Seerah Class 3 (Wednesday, July 28, 2010)



The Divine Acquittal of Our Beloved Mother
Link to the Hadeeth PDF:
http://www.troid.org/images/fbfiles/files/seerah20100728_session03.pdf)
Notes:


  • The slander against Aisha (radhiyallaahu ‘anhaa) is from the most aggravating and painful accusations of that time. However, the study of this ordeal, and to look at the story as it happened, from beginning to end, and to see the Qur’aan that Allah revealed about the events that took place and the ruling of Allah from above the heavens on the people who spoke on this issue. It is indeed important and very beneficial for every Muslim. And it is something that can touch his heart and create a better bond between him and his mother, Ummul-Mu’mineen, ‘Aisha (radhiyallaahu’anhaa). It is a hadeeth that is full of benefit in terms of fiqh, full of benefit in terms of admonition and lessons for your life as a Muslim.

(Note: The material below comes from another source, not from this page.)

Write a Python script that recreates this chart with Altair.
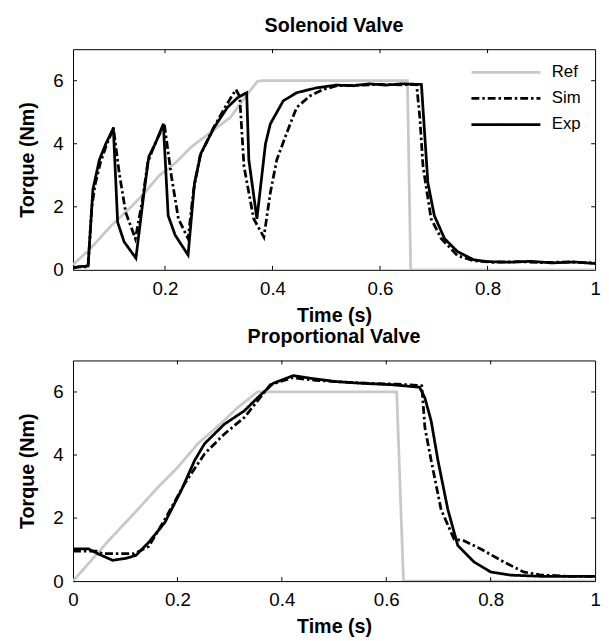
import altair as alt
import pandas as pd

# ---------------- data ----------------
series_order = ["Ref", "Sim", "Exp"]

# Solenoid valve
sol_ref_t = [0.029, 0.06, 0.10, 0.139, 0.16, 0.188, 0.22, 0.249, 0.28, 0.322, 0.35, 0.372, 0.38, 0.651, 0.657, 1.0]
sol_ref_v = [0.16, 0.65, 1.40, 2.03, 2.40, 2.97, 3.40, 3.90, 4.30, 4.84, 5.50, 5.98, 6.0, 6.0, 0.0, 0.0]

sol_sim_t = [0.029, 0.057, 0.064, 0.07, 0.08, 0.09, 0.102, 0.104, 0.115, 0.127, 0.145, 0.158, 0.168, 0.18,
             0.197, 0.199, 0.212, 0.225, 0.243, 0.253, 0.265, 0.29, 0.315, 0.332, 0.339, 0.347, 0.365, 0.384,
             0.396, 0.408, 0.426, 0.445, 0.469, 0.494, 0.52, 0.56, 0.60, 0.64, 0.668, 0.674, 0.68, 0.695,
             0.714, 0.744, 0.774, 0.81, 0.86, 0.90, 0.95, 1.0]
sol_sim_v = [0.08, 0.10, 2.0, 2.7, 3.4, 3.9, 4.4, 4.52, 3.07, 1.82, 0.99, 2.2, 3.4, 3.95,
             4.55, 4.6, 2.97, 1.62, 0.99, 2.5, 3.6, 4.5, 5.25, 5.72, 5.5, 3.28, 1.62, 1.04,
             2.45, 3.49, 4.32, 5.15, 5.51, 5.72, 5.84, 5.86, 5.88, 5.87, 5.88, 4.84, 3.28, 1.62,
             0.99, 0.45, 0.29, 0.24, 0.26, 0.23, 0.25, 0.22]

sol_exp_t = [0.029, 0.04, 0.057, 0.066, 0.078, 0.09, 0.102, 0.104, 0.112, 0.124, 0.146, 0.161, 0.17, 0.182,
             0.197, 0.206, 0.219, 0.243, 0.255, 0.267, 0.292, 0.316, 0.335, 0.352, 0.356, 0.371, 0.387,
             0.396, 0.42, 0.445, 0.481, 0.518, 0.55, 0.58, 0.61, 0.64, 0.677, 0.683, 0.689, 0.701, 0.72,
             0.744, 0.774, 0.80, 0.84, 0.88, 0.92, 0.96, 1.0]
sol_exp_v = [0.05, 0.10, 0.12, 2.55, 3.49, 4.0, 4.42, 4.5, 1.51, 0.89, 0.37, 2.45, 3.59, 4.0,
             4.63, 1.72, 1.10, 0.47, 2.76, 3.70, 4.53, 5.15, 5.46, 5.62, 3.49, 1.62, 4.0,
             4.63, 5.36, 5.62, 5.77, 5.86, 5.84, 5.90, 5.86, 5.90, 5.88, 4.32, 2.76, 1.72, 0.99,
             0.58, 0.32, 0.26, 0.24, 0.27, 0.22, 0.25, 0.20]

# Proportional valve
pro_ref_t = [0.0, 0.069, 0.12, 0.164, 0.20, 0.239, 0.28, 0.315, 0.353, 0.62, 0.633, 1.0]
pro_ref_v = [0.0, 1.30, 2.20, 3.0, 3.60, 4.36, 4.95, 5.50, 6.0, 6.0, 0.0, 0.0]

pro_sim_t = [0.0, 0.045, 0.057, 0.117, 0.145, 0.176, 0.214, 0.252, 0.29, 0.328, 0.353, 0.378, 0.42, 0.46,
             0.50, 0.56, 0.62, 0.668, 0.674, 0.686, 0.705, 0.73, 0.749, 0.781, 0.825, 0.863, 0.894, 0.95, 1.0]
pro_sim_v = [0.95, 0.95, 0.87, 0.87, 1.10, 1.96, 3.10, 4.04, 4.67, 5.19, 5.71, 6.23, 6.45, 6.38,
             6.33, 6.28, 6.25, 6.20, 4.87, 3.83, 2.27, 1.33, 1.28, 1.02, 0.61, 0.29, 0.20, 0.15, 0.15]

pro_exp_t = [0.0, 0.03, 0.05, 0.076, 0.10, 0.12, 0.145, 0.176, 0.208, 0.233, 0.252, 0.29, 0.328, 0.353,
             0.384, 0.422, 0.453, 0.504, 0.548, 0.611, 0.664, 0.674, 0.686, 0.699, 0.718, 0.737, 0.768,
             0.80, 0.838, 0.90, 1.0]
pro_exp_v = [1.02, 1.02, 0.85, 0.66, 0.72, 0.81, 1.23, 1.86, 2.90, 3.83, 4.36, 4.98, 5.40, 5.81,
             6.28, 6.52, 6.44, 6.33, 6.28, 6.23, 6.15, 5.81, 5.08, 3.83, 2.27, 1.13, 0.61,
             0.29, 0.19, 0.15, 0.15]

sol_x_ticks = [0.2, 0.4, 0.6, 0.8, 1.0]
pro_x_ticks = [0.0, 0.2, 0.4, 0.6, 0.8, 1.0]
y_ticks = [0, 2, 4, 6]
inner_x_ticks = [0.2, 0.4, 0.6, 0.8]
inner_y_ticks = [2, 4, 6]

# ---------------- styling ----------------
FONT = "Liberation Sans"
W, H = 530, 224
TL = 4  # inward tick length
LW = 2.8
colors = ["#c8c8c8", "#000000", "#000000"]
dashes = [[1, 0], [8, 3, 2.5, 3], [1, 0]]


def long_df(parts):
    rows = []
    for name, ts, vs in parts:
        for i, (t, v) in enumerate(zip(ts, vs)):
            rows.append({"t": t, "v": v, "series": name, "i": i})
    return pd.DataFrame(rows)


def panel(df, title, xdomain, xvalues, show_legend):
    xscale = alt.Scale(domain=xdomain, nice=False, zero=False)
    yscale = alt.Scale(domain=[0, 7], nice=False)
    xaxis = alt.Axis(values=xvalues, format="~g", title="Time (s)",
                     labelFlush=False, labelOverlap=False)
    yaxis = alt.Axis(values=y_ticks, title="Torque (Nm)",
                     labelFlush=False, labelOverlap=False)
    if show_legend:
        legend = alt.Legend(
            orient="none", legendX=431, legendY=15, title=None,
            symbolType="M-5,0H5", symbolSize=196, symbolStrokeWidth=LW,
            labelFont=FONT, labelFontSize=17, labelColor="black",
            labelOffset=38, rowPadding=8.5, padding=0,
        )
    else:
        legend = None
    lines = alt.Chart(df).mark_line(strokeWidth=LW, clip=True).encode(
        x=alt.X("t:Q", scale=xscale, axis=xaxis),
        y=alt.Y("v:Q", scale=yscale, axis=yaxis),
        color=alt.Color("series:N", sort=series_order,
                        scale=alt.Scale(domain=series_order, range=colors), legend=legend),
        strokeDash=alt.StrokeDash("series:N", sort=series_order,
                                  scale=alt.Scale(domain=series_order, range=dashes), legend=legend),
        order="i:Q",
    )
    xt = alt.Chart(pd.DataFrame({"t": inner_x_ticks})).mark_rule(color="black", strokeWidth=1)
    yt = alt.Chart(pd.DataFrame({"v": inner_y_ticks})).mark_rule(color="black", strokeWidth=1)
    xb = xt.encode(x=alt.X("t:Q", scale=xscale, axis=xaxis), y=alt.value(H), y2=alt.value(H - TL))
    xtop = xt.encode(x=alt.X("t:Q", scale=xscale, axis=xaxis), y=alt.value(0), y2=alt.value(TL))
    yl = yt.encode(y=alt.Y("v:Q", scale=yscale, axis=yaxis), x=alt.value(0), x2=alt.value(TL))
    yr = yt.encode(y=alt.Y("v:Q", scale=yscale, axis=yaxis), x=alt.value(W - TL), x2=alt.value(W))
    return alt.layer(lines, xb, xtop, yl, yr).properties(
        width=W, height=H,
        title=alt.TitleParams(title, font=FONT, fontSize=20, fontWeight="bold",
                              anchor="middle", color="black", offset=13),
    )


sol_df = long_df([("Ref", sol_ref_t, sol_ref_v), ("Sim", sol_sim_t, sol_sim_v), ("Exp", sol_exp_t, sol_exp_v)])
pro_df = long_df([("Ref", pro_ref_t, pro_ref_v), ("Sim", pro_sim_t, pro_sim_v), ("Exp", pro_exp_t, pro_exp_v)])

top = panel(sol_df, "Solenoid Valve", [0.029, 1.0], sol_x_ticks, True)
bottom = panel(pro_df, "Proportional Valve", [0.0, 1.0], pro_x_ticks, False)

chart = alt.vconcat(top, bottom, spacing=1).resolve_scale(
    x="independent", y="independent", color="independent", strokeDash="independent"
).resolve_legend(color="independent", strokeDash="independent").configure_axis(
    labelFont=FONT, labelFontSize=19, labelColor="black", labelPadding=10,
    titleFont=FONT, titleFontSize=20, titleFontWeight="bold", titleColor="black",
    ticks=False, domain=False, grid=False,
).configure_axisX(titlePadding=7.5).configure_axisY(titlePadding=16).configure_view(
    stroke="black", strokeWidth=1
).properties(padding={"left": 8, "top": 3, "right": 0, "bottom": 0})

chart.save("out.html", embed_options={"renderer": "svg", "actions": False})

  • The great scholar, Abu Zar’a al-‘Iraaqi, the Shaykh of Ibn Hajar, He has a book called “Tarfut-Tadhreeb”, a nice expansive book giving lots of long detailed explanations to some short hadeeth. While this hadeeth is not short, he gives this hadeeth explanation that other scholars have not.

  • This hadeeth is NOT limited to Saheeh al-Bukhari, rather it is found in many other books of hadeeth.
  • Whenever Allah's Apostle intended to go on a journey, he used to draw lots amongst his wives…” This shows the permissibility of drawing straws or lots when you have to take care of your wives and you’re going on a trip, and the obligation to be fair includes that you draw straws and it doesn’t matter even if one of the wives wins constantly. It does not mean that you draw straws and then the next time the other one goes. Drawing lots is from the Sunnah, and some scholars say that this method (drawing lots between multiple wives) is obligatory. But there doesn’t seem to be any evidence to support that this is an obligation.


  • ‘Aisha was in a Hawdaj, these are things that could be placed on top of the camels, or possibly between two camels, or behind a camel in a wagon.

  • So when the women traveled they traveled in a way that kept them discreet and covered, and didn’t expose them to the people.

  • The hadeeth shows that women had been allowed to accompany the military and it’s in the best interest of the military for some of them to have their wives with them.

  • The Istirjaa (innaa lillaahi wa innaa ilayhi raji’oon) is said sometimes when you are upset or in circumstances that could have been better.

  • She covered her face immediately after hearing him (he was from the most noble of the companions) because this happened after the order of Hijaab was brought down and the women of the Sahaaba used to cover their faces.

  • Saying ammaa ba’du is a Sunnah even with a small address.

  • The prophet (sallallaahu ‘alayhi wasallam) did not tell ‘Aisha that she did it (what she was accused of), and he didn’t say that she didn’t do it either and this proves that he did not know the unseen and that he was unsure about the incident also.

  • And it is a sunnah that when our friends are accused of something without 4 witnesses, but there is a circumstance that this incident might be true, then we shouldn’t declare them innocent without knowledge based on the idea of them being good, like how the prophet knew how good ‘Aisha was but he didn’t say that she was innocent, and didn’t accuse her either, and if we find out that our friend did sin, then we should advise them.
  • The reason why ‘Aisha said that she won’t go to the prophet is because of her tawheed, and not because she was disrespecting her husband.


  • Some of the benefits from the verses Allaah revealed:

    • The ayah talks heavily about never accusing others of sexual lewdness without 4 witnesses who have seen the act.

    • People who love that kind of speech (qeel wa qaal) being spread about the Muslims will have a painful punishment in this world and the hereafter.

    • Even if there is a Muslim who is guilty of this lewd act, if there aren’t 4 witnesses, then don’t speak about it.

    • You must remain silent about it unless you have 4 witnesses, and if you have 4 witnesses then you must speak about it only in the Muslim court.

    • If you accuse (Qadhaf has a hadd which is a prescribed punishment) another Muslim of this without 4 witnesses then you are to be lashed, your shahadah is never to be accepted, and you are considered to be a liar.

    • Our religion protects the people from hearing about things like this.

    • If something becomes so obscene that 4 witnesses have seen the act, then it is a problem in society and it must be dealt with.

    • If it is just you who saw it, then don’t speak about it except to advise the person who you saw and your advice can be sharp.